►

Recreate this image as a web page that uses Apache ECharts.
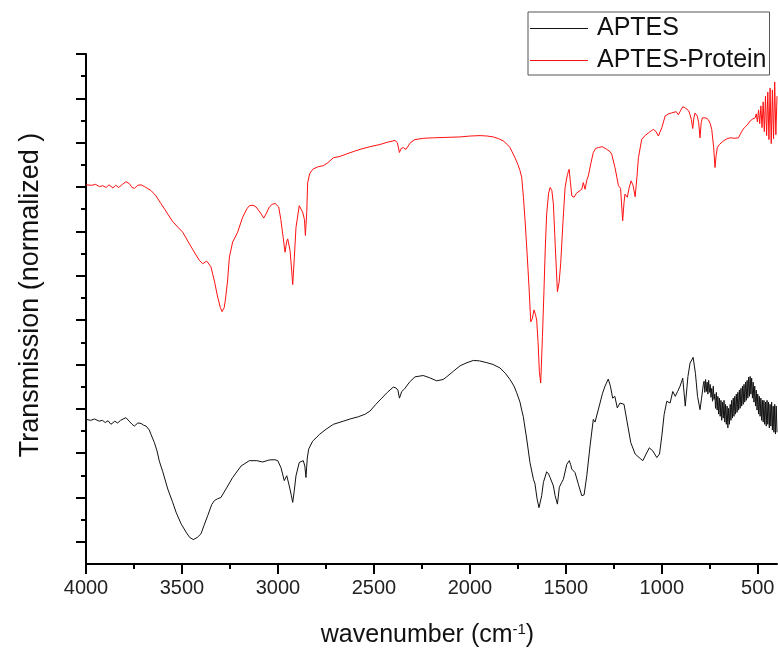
<!DOCTYPE html>
<html>
<head>
<meta charset="utf-8">
<script src="https://cdn.jsdelivr.net/npm/echarts@6/dist/echarts.min.js"></script>
<style>
  html, body { margin: 0; padding: 0; background: #fff; }
  #chart { width: 778px; height: 653px; }
</style>
</head>
<body>
<div id="chart"></div>
<script>
// FTIR spectra, wavenumber in cm^-1, transmission in normalized (offset) units

const aptesWavenumber = [4000,3975,3955,3931,3915,3900,3885,3870,3861,3850,3835,3820,3792,3775,3760,3748,3730,3713,3700,3687,3670,3661,3644,3630,3618,3600,3574,3550,3531,3505,3479,3460,3441,3420,3401,3385,3366,3345,3331,3315,3297,3271,3236,3192,3149,3110,3079,3050,3036,3015,3001,2984,2967,2954,2941,2930,2923,2915,2906,2889,2868,2860,2854,2847,2840,2819,2784,2749,2711,2660,2624,2581,2545,2520,2490,2459,2430,2399,2385,2375,2367,2355,2340,2315,2286,2243,2210,2173,2140,2121,2085,2051,2015,1982,1950,1912,1880,1843,1815,1791,1770,1756,1739,1730,1722,1704,1687,1669,1661,1650,1640,1635,1626,1617,1600,1590,1582,1565,1556,1544,1534,1523,1513,1495,1482,1475,1469,1452,1435,1417,1405,1391,1374,1357,1348,1339,1322,1309,1296,1279,1268,1256,1245,1232,1218,1197,1180,1162,1139,1113,1099,1082,1065,1047,1026,1012,1000,988,974,957,943,930,918,905,891,878,864,853,845,837,825,814,801,793,784,
  780,776,772,768,764,760,756,752,748,744,740,736,732,728,724,720,716,712,708,704,700,696,692,688,684,680,676,672,668,664,660,656,652,648,644,640,636,632,628,624,620,616,612,608,604,600,596,592,588,584,580,576,572,568,564,560,556,552,548,544,540,536,532,528,524,520,516,512,508,504,500,496,492,488,484,480,476,472,468,464,460,456,452,448,444,440,436,432,428,424,420,416,412,408,404,400];
const aptesSignal = [3.26,3.24,3.27,3.22,3.24,3.19,3.23,3.15,3.15,3.22,3.18,3.24,3.30,3.22,3.15,3.11,3.18,3.17,3.13,3.11,3.02,2.92,2.74,2.55,2.32,2.08,1.69,1.41,1.17,0.91,0.72,0.60,0.55,0.60,0.68,0.87,1.09,1.34,1.43,1.47,1.50,1.69,1.95,2.21,2.33,2.33,2.30,2.34,2.35,2.35,2.33,2.17,1.88,1.99,1.76,1.54,1.39,1.65,1.99,2.29,2.33,2.21,1.95,2.39,2.59,2.77,2.92,3.04,3.15,3.22,3.27,3.32,3.38,3.45,3.60,3.74,3.87,3.99,3.97,3.92,3.74,3.89,3.95,4.10,4.22,4.25,4.20,4.13,4.16,4.22,4.35,4.47,4.54,4.59,4.58,4.54,4.50,4.42,4.30,4.16,4.01,3.86,3.65,3.47,3.33,2.82,2.29,1.91,1.81,1.47,1.27,1.24,1.54,1.84,2.08,2.03,1.95,1.76,1.54,1.35,1.73,1.83,1.91,2.25,2.33,2.24,2.14,2.06,1.80,1.54,1.56,1.99,2.66,3.26,3.20,3.18,3.63,3.85,4.01,4.17,4.01,3.74,3.78,3.52,3.63,3.60,3.18,2.74,2.48,2.38,2.33,2.48,2.62,2.55,2.40,2.48,2.89,3.37,3.67,3.63,3.89,3.78,3.89,4.01,4.19,3.56,4.23,4.53,4.57,4.66,4.30,3.78,3.48,3.74,4.04,
  4.12,3.87,4.16,3.89,4.10,3.83,4.14,3.87,4.05,3.76,3.96,3.67,4.01,3.71,3.83,3.51,3.87,3.47,3.78,3.38,3.74,3.33,3.69,3.24,3.65,3.29,3.69,3.20,3.60,3.15,3.56,3.07,3.51,3.15,3.60,3.24,3.69,3.29,3.74,3.33,3.78,3.38,3.83,3.42,3.87,3.47,3.92,3.51,3.96,3.56,4.01,3.60,4.05,3.65,4.10,3.69,4.14,3.74,4.21,3.78,4.23,3.83,4.19,3.74,4.10,3.65,4.01,3.56,3.92,3.47,3.83,3.38,3.78,3.33,3.74,3.24,3.69,3.20,3.69,3.15,3.65,3.11,3.69,3.15,3.65,3.07,3.60,3.11,3.65,3.02,3.56,2.97,3.60,2.93,3.56,2.97];

const proteinWavenumber = [4000,3970,3950,3930,3913,3895,3880,3860,3845,3830,3810,3792,3775,3760,3748,3730,3713,3695,3680,3661,3648,3635,3610,3590,3574,3550,3520,3496,3460,3430,3410,3392,3371,3349,3330,3314,3300,3291,3280,3274,3263,3253,3236,3210,3184,3160,3149,3130,3114,3090,3074,3060,3045,3030,3015,2996,2985,2975,2963,2955,2949,2937,2930,2923,2915,2906,2889,2871,2862,2857,2850,2845,2835,2819,2790,2764,2740,2711,2677,2640,2600,2572,2520,2468,2430,2390,2378,2367,2358,2347,2333,2310,2286,2240,2190,2120,2051,2000,1947,1910,1878,1850,1826,1805,1791,1765,1750,1739,1730,1721,1712,1704,1692,1683,1675,1666,1658,1652,1645,1638,1631,1622,1614,1607,1600,1590,1582,1573,1565,1555,1544,1535,1527,1515,1504,1492,1483,1476,1469,1457,1445,1435,1417,1409,1400,1390,1383,1370,1357,1345,1331,1310,1287,1270,1261,1244,1226,1215,1204,1197,1192,1180,1170,1160,1150,1139,1130,1122,1105,1088,1070,1055,1044,1030,1018,1000,990,983,965,950,940,925,914,900,891,880,870,860,853,846,839,833,827,815,808,801,795,789,770,758,748,740,730,723,717,711,700,690,679,660,644,620,601,590,583,570,555,540,525,514,508,502,496,490,484,478,472,466,460,454,448,442,436,430,424,418,412,406,400];
const proteinSignal = [8.55,8.54,8.56,8.51,8.53,8.49,8.55,8.48,8.54,8.49,8.56,8.62,8.58,8.49,8.47,8.54,8.55,8.51,8.47,8.42,8.36,8.30,8.13,8.00,7.89,7.73,7.59,7.48,7.21,6.99,6.85,6.77,6.83,6.70,6.36,6.02,5.78,5.69,5.78,5.95,6.36,6.92,7.26,7.48,7.82,8.02,8.08,8.09,8.05,7.91,7.80,7.91,8.05,8.11,8.13,8.05,7.77,7.44,7.03,7.26,7.33,7.07,6.70,6.30,6.88,7.59,8.08,7.93,7.77,7.41,7.93,8.60,8.80,8.90,8.96,8.98,9.05,9.16,9.19,9.25,9.31,9.35,9.41,9.46,9.51,9.55,9.50,9.28,9.37,9.39,9.35,9.50,9.57,9.60,9.61,9.62,9.63,9.65,9.66,9.65,9.63,9.59,9.54,9.46,9.39,9.16,9.01,8.87,8.72,8.27,7.71,7.15,6.25,5.46,5.53,5.73,5.62,5.50,5.02,4.34,4.08,5.13,6.17,7.15,7.89,8.36,8.49,8.42,8.12,7.15,6.14,6.36,6.77,7.71,8.49,8.78,8.90,8.60,8.30,8.27,8.36,8.38,8.45,8.60,8.45,8.67,8.75,9.03,9.28,9.37,9.39,9.41,9.35,9.30,9.24,8.94,8.53,8.47,7.74,8.15,8.34,8.27,8.49,8.64,8.54,8.28,8.71,9.16,9.57,9.66,9.72,9.77,9.80,9.75,9.65,9.84,9.99,10.10,10.15,10.17,10.21,10.20,10.13,10.24,10.31,10.29,10.25,10.22,10.13,10.02,9.82,10.06,10.17,10.10,9.95,9.61,9.95,10.06,10.06,10.02,9.93,9.80,9.39,8.94,9.21,9.39,9.46,9.50,9.54,9.59,9.61,9.60,9.61,9.70,9.76,9.84,9.90,9.99,10.04,10.06,10.15,9.97,10.24,9.93,10.33,9.84,10.42,9.75,10.55,9.66,10.64,9.57,10.73,9.48,10.69,9.59,10.87,9.68,10.55];

// Axis ticks (no value labels on the vertical axis)
const xMajorTicks = [4000,3500,3000,2500,2000,1500,1000,500];
const xMinorTicks = [3750,3250,2750,2250,1750,1250,750];
const yMajorTicks = [0.5,1.5,2.5,3.5,4.5,5.5,6.5,7.5,8.5,9.5,10.5,11.5];
const yMinorTicks = [1,2,3,4,5,6,7,8,9,10,11];

const seriesNames = ['APTES', 'APTES-Protein'];

const FONT = "'Liberation Sans', Arial, sans-serif";
const pairUp = (xs, ys) => xs.map((x, i) => [x, ys[i]]);

const xBase = { type: 'value', min: 400, max: 4000, inverse: true, gridIndex: 0, position: 'bottom', splitLine: { show: false } };
const yBase = { type: 'value', min: 0, max: 11.5, gridIndex: 0, position: 'left', splitLine: { show: false } };

const chart = echarts.init(document.getElementById('chart'), null, { renderer: 'canvas' });
chart.setOption({
  animation: false,
  backgroundColor: '#ffffff',
  grid: { left: 86, right: 1, top: 54, bottom: 84, containLabel: false },
  legend: {
    data: seriesNames,
    orient: 'vertical',
    left: 528, top: 12,
    padding: [4, 3, 2, 2],
    itemGap: 7,
    icon: 'rect',
    itemWidth: 58, itemHeight: 1,
    borderColor: '#555', borderWidth: 1,
    textStyle: { fontFamily: FONT, fontSize: 25, color: '#111', padding: [0, 0, 0, 4] }
  },
  xAxis: [
    Object.assign({}, xBase, {
      name: '{a|wavenumber (cm}{s|-1}{a|)}',
      nameLocation: 'middle', nameGap: 58,
      nameTextStyle: {
        padding: [0, 8, 0, 0],
        rich: {
          a: { fontFamily: FONT, fontSize: 25, color: '#111' },
          s: { fontFamily: FONT, fontSize: 15, color: '#111', padding: [0, 0, 12, 0] }
        }
      },
      axisLine: { show: true, lineStyle: { color: '#000', width: 2 } },
      axisTick: { show: true, inside: false, length: 10, customValues: xMajorTicks, lineStyle: { color: '#000', width: 2 } },
      axisLabel: { show: true, margin: 14, customValues: xMajorTicks, formatter: v => String(v), fontFamily: FONT, fontSize: 20, color: '#222' }
    }),
    Object.assign({}, xBase, {
      axisLine: { show: false },
      axisTick: { show: true, inside: false, length: 5, customValues: xMinorTicks, lineStyle: { color: '#000', width: 2 } },
      axisLabel: { show: false }
    })
  ],
  yAxis: [
    Object.assign({}, yBase, {
      name: 'Transmission (normalized )',
      nameLocation: 'middle', nameGap: 42, nameRotate: 90,
      nameTextStyle: { fontFamily: FONT, fontSize: 27, color: '#111', padding: [0, 0, 0, 28] },
      axisLine: { show: true, lineStyle: { color: '#000', width: 2 } },
      axisTick: { show: true, inside: false, length: 10, customValues: yMajorTicks, lineStyle: { color: '#000', width: 2 } },
      axisLabel: { show: false }
    }),
    Object.assign({}, yBase, {
      axisLine: { show: false },
      axisTick: { show: true, inside: false, length: 5, customValues: yMinorTicks, lineStyle: { color: '#000', width: 2 } },
      axisLabel: { show: false }
    })
  ],
  series: [
    {
      name: seriesNames[0], type: 'line', xAxisIndex: 0, yAxisIndex: 0,
      data: pairUp(aptesWavenumber, aptesSignal),
      symbol: 'none', smooth: false,
      lineStyle: { color: '#111', width: 1 }, itemStyle: { color: '#111' }
    },
    {
      name: seriesNames[1], type: 'line', xAxisIndex: 0, yAxisIndex: 0,
      data: pairUp(proteinWavenumber, proteinSignal),
      symbol: 'none', smooth: false,
      lineStyle: { color: '#ff1010', width: 1 }, itemStyle: { color: '#ff1010' }
    }
  ]
});
</script>
</body>
</html>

◄

__Brief__
Repeat the listing above from its first line through the line that contains "normalized (offset) units", both included, and nothing more. Drop the pictures.

__Response for this exercise__
Recreate this image as a web page that uses Apache ECharts.
<!DOCTYPE html>
<html>
<head>
<meta charset="utf-8">
<script src="https://cdn.jsdelivr.net/npm/echarts@6/dist/echarts.min.js"></script>
<style>
  html, body { margin: 0; padding: 0; background: #fff; }
  #chart { width: 778px; height: 653px; }
</style>
</head>
<body>
<div id="chart"></div>
<script>
// FTIR spectra, wavenumber in cm^-1, transmission in normalized (offset) units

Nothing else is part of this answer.